I’m sure the brand has studies to back up the idea, and no doubt there is a 20-something element that’s constantly seeking new experiences and complicated entaglements. But I’m equally confident that there’s another trend afoot, one where 20-somethings are looking at the excesses of older generations and saying whoa, let’s examine that decision over a Hamm’s.

About David Burn

Co-founder and editor of AdPulp. I wrote my first ad for a political candidate when I was 17 years old. She won her race and I felt the seductive power of advertising for the first time.
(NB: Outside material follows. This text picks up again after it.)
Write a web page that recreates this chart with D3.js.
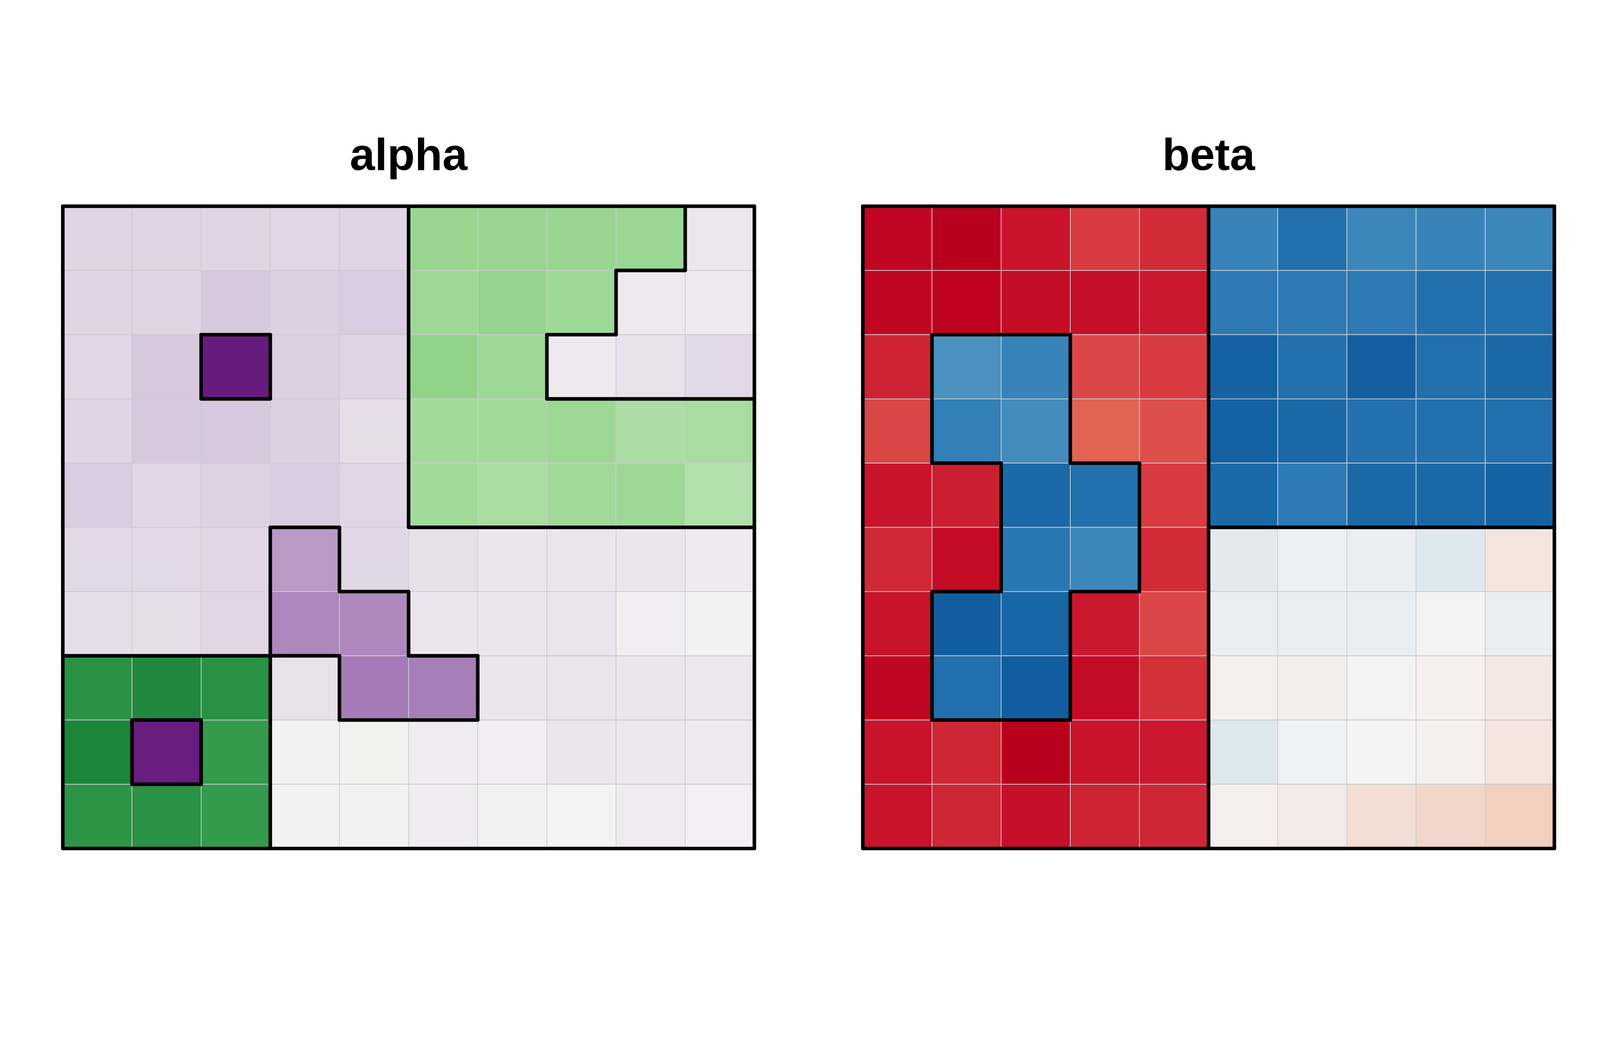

I worked for seven agencies in five states before launching my own practice in 2009. Today, I am head of brand strategy and creative at Bonehook in Portland, Oregon.


  1. they sort of had me going until “resist simple.” do you even need to tack a bad/weird tagline on the end of a spot clearly targeted to sophisticates? more often than not, taglines just weaken the work … but clients somehow think it’s not a campaign unless you have one.

  2. These days, cryptic, uneccesary tags almost always equal Planning run amok.
    I guess the logic goes that if you’re going to pay for Planning and suck time out of the production schedule for it and spend four or five or twelve extra meetings talking about it, then by golly you better see some of it in the commercial. In that case, the easiest place to shoehorn it in is usually the tag.
    Watch TV tonight and see for yourself. The Planning-infected tagines stick out like a sore thumb. The latest trend is to adopt a grand, empowering tone that has nothing to do with the brand or how normal people actually use it. Others just come out of nowhere, with only a vague connection to the spot (see above). In almost every case, the resulting spot becomes one of those commercials we all love to hate. The kind that prompt your inlaws to ask you, the ad professional, “Why are so many commercials so stupid?” Same as it ever was, I guess. Just that now the origins of the weird disconnects that make the bad ads so bad can be traced back to PowerPoint decks filled with “learning” and “insights.” (Reminds me of that scene in The Jerk where one gang member vouches for the legitimacy of the other gang member’s obviously stolen credit card and Steve Martin replies “OK, as long as it’s got a voucher.”)
    Not that this spot is anything more than the typical “our generic product is actually superb” variety, aimed at the occasional gin drinker who doesn’t have a true preference. In that case, maybe it’s just bad in the classic sense. Does look kind of pretty though.